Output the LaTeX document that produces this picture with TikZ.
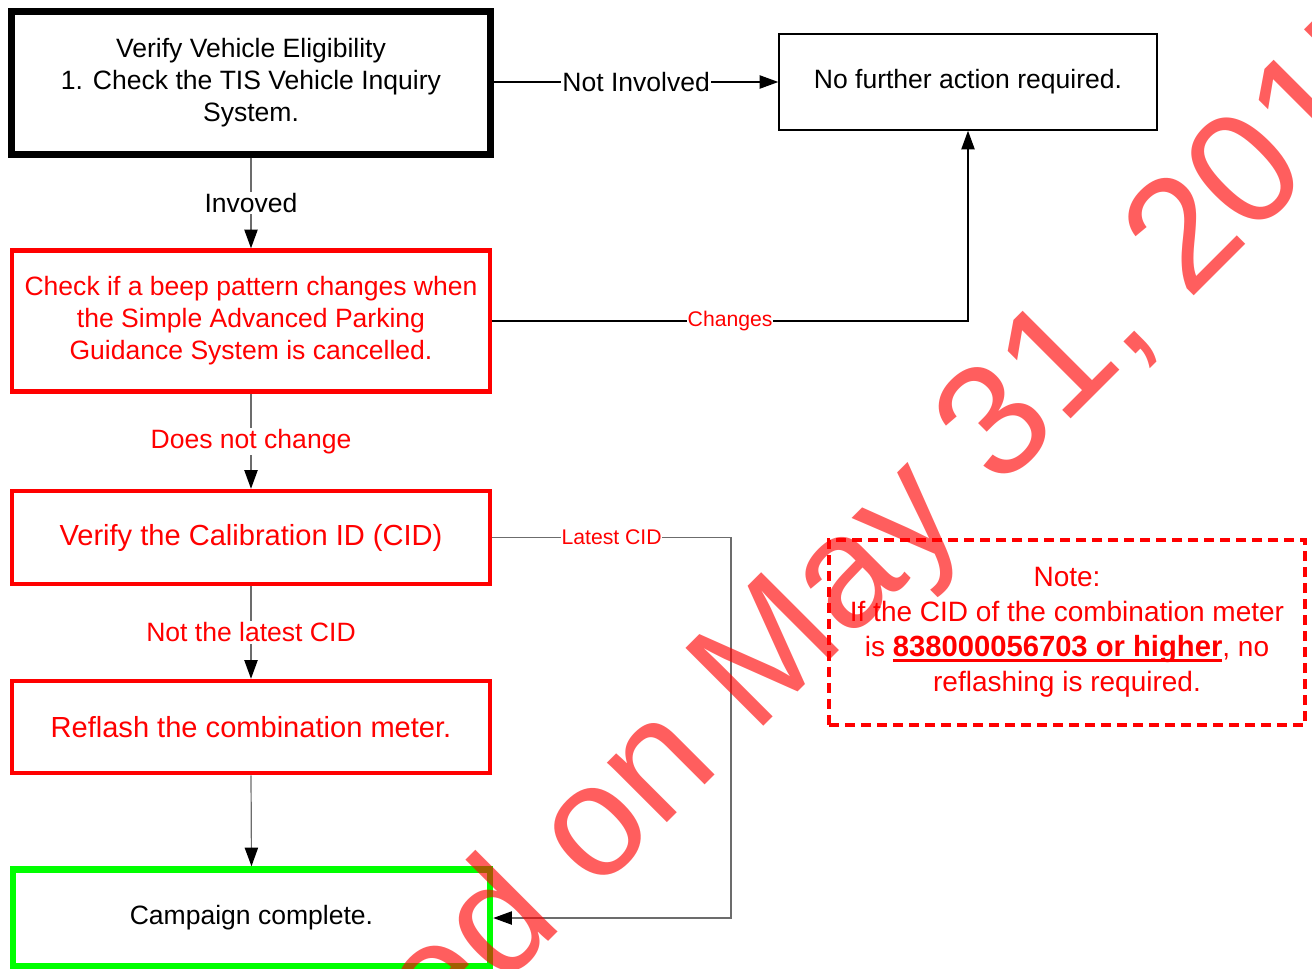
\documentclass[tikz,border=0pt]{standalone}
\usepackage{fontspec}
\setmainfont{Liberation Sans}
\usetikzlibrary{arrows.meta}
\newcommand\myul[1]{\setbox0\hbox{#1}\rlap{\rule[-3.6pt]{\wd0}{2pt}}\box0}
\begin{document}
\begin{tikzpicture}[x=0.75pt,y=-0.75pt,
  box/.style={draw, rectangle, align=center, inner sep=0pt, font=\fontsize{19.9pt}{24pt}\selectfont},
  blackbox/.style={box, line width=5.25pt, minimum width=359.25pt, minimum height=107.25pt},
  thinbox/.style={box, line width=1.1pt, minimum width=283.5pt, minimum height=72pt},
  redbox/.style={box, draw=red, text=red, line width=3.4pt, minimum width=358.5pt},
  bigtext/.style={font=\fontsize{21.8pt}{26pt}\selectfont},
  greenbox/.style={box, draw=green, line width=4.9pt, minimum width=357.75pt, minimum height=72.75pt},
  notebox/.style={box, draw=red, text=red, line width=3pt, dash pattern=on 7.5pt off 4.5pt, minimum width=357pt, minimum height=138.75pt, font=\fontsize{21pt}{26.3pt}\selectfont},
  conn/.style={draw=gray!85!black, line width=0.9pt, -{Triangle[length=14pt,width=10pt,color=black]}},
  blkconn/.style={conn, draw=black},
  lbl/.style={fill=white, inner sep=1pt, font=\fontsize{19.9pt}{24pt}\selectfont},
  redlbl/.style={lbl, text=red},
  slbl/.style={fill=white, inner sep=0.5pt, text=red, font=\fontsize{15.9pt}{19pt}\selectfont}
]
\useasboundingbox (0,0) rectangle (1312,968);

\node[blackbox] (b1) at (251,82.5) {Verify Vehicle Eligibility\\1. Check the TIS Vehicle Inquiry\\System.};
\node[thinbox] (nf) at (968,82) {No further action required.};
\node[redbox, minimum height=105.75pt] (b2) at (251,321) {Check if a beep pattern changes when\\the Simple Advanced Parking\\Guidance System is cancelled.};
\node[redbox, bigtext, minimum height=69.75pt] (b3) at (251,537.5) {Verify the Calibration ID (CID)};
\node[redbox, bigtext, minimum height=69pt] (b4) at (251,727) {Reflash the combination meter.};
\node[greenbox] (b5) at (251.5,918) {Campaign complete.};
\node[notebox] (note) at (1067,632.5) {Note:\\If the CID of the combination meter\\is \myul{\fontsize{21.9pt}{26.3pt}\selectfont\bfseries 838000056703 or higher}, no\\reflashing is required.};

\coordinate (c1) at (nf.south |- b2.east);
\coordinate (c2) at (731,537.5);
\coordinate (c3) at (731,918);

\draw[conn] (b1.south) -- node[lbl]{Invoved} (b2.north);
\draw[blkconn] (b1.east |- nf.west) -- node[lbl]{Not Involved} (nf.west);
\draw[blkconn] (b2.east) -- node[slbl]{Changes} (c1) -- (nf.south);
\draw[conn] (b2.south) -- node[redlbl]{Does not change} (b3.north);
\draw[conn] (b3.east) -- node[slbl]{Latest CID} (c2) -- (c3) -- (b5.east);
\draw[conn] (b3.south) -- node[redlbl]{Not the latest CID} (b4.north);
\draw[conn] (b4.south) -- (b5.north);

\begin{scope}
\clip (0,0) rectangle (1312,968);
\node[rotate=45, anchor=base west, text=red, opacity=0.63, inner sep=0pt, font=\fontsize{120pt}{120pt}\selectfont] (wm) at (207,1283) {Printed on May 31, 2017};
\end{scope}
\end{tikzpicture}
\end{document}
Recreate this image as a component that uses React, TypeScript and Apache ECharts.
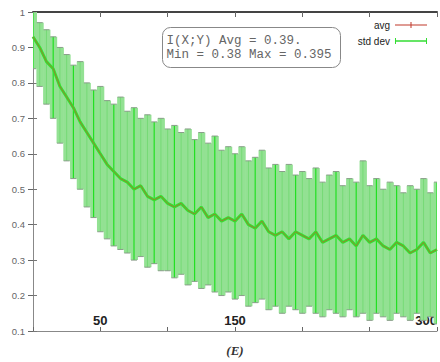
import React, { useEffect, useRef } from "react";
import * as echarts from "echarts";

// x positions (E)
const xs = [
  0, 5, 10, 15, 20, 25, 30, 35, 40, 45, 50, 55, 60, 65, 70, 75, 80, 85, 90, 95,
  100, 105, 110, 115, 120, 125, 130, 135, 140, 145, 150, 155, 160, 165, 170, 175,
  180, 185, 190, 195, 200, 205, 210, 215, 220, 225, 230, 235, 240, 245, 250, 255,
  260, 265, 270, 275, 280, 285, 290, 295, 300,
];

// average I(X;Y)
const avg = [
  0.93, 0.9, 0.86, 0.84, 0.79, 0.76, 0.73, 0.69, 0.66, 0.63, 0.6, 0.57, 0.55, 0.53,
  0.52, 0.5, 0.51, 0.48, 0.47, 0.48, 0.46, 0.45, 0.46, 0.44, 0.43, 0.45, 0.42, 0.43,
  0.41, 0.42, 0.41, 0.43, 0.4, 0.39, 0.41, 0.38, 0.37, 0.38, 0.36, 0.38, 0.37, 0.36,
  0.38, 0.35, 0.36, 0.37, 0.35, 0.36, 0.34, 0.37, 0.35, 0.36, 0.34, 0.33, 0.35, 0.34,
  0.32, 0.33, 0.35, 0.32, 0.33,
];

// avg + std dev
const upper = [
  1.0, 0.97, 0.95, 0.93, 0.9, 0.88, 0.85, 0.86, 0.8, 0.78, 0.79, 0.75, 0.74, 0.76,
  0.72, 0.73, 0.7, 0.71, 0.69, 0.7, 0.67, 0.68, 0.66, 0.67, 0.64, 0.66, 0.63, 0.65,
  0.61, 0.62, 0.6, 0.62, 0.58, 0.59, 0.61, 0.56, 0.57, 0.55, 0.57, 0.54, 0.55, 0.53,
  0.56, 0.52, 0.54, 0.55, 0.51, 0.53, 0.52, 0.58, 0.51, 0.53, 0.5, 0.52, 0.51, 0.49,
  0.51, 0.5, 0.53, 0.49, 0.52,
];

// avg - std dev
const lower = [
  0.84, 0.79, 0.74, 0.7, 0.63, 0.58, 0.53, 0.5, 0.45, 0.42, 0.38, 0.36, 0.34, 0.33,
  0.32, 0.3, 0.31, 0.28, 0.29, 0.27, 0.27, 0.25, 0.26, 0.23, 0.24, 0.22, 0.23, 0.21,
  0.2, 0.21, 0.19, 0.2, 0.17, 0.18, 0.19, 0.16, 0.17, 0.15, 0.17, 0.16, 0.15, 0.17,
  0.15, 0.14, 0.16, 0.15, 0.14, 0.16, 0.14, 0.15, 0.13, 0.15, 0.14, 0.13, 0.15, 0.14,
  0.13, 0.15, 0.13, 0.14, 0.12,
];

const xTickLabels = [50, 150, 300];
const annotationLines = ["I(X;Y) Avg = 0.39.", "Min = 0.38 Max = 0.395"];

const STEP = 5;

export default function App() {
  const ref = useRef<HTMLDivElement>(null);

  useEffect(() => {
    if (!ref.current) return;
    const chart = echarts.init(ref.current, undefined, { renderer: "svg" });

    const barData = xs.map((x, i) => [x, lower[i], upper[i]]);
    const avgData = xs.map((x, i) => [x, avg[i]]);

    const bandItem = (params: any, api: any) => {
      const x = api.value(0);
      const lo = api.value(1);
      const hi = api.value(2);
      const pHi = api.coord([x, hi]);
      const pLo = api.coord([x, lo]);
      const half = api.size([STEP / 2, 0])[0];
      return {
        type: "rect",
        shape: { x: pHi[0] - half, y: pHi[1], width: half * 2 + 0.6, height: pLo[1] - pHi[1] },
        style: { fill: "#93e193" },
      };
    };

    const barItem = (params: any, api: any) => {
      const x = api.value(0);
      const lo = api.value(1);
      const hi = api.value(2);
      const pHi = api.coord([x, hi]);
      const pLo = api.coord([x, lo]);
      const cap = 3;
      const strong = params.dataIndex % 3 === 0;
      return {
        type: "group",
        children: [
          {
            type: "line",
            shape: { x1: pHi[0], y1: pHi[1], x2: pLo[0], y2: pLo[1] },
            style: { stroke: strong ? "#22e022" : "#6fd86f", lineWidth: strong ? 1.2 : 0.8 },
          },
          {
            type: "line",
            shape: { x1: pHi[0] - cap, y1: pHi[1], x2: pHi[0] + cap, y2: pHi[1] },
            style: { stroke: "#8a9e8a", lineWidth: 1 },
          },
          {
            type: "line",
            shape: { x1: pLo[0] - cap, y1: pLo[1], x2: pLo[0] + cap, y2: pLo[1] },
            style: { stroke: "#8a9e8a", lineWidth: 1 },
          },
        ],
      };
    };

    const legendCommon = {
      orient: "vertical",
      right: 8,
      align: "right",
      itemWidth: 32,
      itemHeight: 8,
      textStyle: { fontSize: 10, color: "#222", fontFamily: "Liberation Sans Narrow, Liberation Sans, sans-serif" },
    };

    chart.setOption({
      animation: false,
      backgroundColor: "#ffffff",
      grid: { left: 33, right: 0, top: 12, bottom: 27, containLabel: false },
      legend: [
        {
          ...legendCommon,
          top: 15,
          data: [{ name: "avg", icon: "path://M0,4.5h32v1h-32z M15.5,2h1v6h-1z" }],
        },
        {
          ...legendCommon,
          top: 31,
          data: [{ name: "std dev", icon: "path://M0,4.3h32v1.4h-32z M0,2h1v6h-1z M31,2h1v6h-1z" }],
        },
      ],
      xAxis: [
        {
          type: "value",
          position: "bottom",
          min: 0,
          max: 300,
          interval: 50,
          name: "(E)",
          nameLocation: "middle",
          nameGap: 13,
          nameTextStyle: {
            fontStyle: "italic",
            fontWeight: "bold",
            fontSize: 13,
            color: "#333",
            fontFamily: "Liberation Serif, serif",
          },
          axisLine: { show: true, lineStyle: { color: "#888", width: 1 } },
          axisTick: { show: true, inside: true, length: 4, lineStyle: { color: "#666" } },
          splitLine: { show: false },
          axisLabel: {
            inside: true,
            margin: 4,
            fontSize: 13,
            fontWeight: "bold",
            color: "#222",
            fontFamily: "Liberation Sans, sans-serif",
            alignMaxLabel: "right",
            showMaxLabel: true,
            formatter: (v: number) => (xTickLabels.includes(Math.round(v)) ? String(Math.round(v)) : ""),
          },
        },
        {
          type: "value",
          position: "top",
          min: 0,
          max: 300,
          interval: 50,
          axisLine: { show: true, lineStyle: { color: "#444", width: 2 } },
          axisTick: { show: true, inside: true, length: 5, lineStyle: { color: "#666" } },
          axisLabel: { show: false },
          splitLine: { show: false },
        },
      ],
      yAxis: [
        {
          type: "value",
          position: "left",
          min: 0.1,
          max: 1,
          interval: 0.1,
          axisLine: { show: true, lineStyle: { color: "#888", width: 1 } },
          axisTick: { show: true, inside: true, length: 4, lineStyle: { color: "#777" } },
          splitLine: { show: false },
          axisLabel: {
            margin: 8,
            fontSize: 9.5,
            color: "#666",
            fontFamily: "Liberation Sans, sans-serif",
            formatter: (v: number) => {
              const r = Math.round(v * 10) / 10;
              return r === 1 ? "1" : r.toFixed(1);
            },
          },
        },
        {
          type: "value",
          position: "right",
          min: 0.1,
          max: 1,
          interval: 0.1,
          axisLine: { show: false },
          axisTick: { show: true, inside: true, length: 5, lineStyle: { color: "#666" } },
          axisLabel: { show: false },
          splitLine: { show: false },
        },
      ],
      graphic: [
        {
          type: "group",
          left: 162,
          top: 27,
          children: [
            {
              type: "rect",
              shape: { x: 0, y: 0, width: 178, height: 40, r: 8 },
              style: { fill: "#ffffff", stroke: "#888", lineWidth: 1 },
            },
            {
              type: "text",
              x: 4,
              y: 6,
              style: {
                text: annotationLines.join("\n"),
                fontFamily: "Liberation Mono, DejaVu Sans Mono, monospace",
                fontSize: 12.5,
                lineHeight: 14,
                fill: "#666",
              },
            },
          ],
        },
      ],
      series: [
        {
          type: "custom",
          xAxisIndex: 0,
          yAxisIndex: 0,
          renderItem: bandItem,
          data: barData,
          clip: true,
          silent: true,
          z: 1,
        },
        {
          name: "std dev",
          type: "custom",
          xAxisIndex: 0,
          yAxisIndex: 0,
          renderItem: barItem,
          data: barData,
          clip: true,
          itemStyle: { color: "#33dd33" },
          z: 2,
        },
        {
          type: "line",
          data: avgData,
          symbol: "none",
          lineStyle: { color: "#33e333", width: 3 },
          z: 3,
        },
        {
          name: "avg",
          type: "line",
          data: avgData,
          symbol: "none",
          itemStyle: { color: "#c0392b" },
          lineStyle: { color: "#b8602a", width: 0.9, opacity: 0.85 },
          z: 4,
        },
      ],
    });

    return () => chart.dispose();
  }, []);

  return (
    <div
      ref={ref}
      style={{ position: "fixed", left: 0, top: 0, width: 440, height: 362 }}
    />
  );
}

*Exercise aim:* Restate word for word the part that opens with the line containing "Recreate this image" and closes with the line containing "import * as", both ends included, and nothing else. Omit any images.

*Output:*
Recreate this image as a component that uses React, TypeScript and Apache ECharts.
import React, { useEffect, useRef } from "react";
import * as echarts from "echarts";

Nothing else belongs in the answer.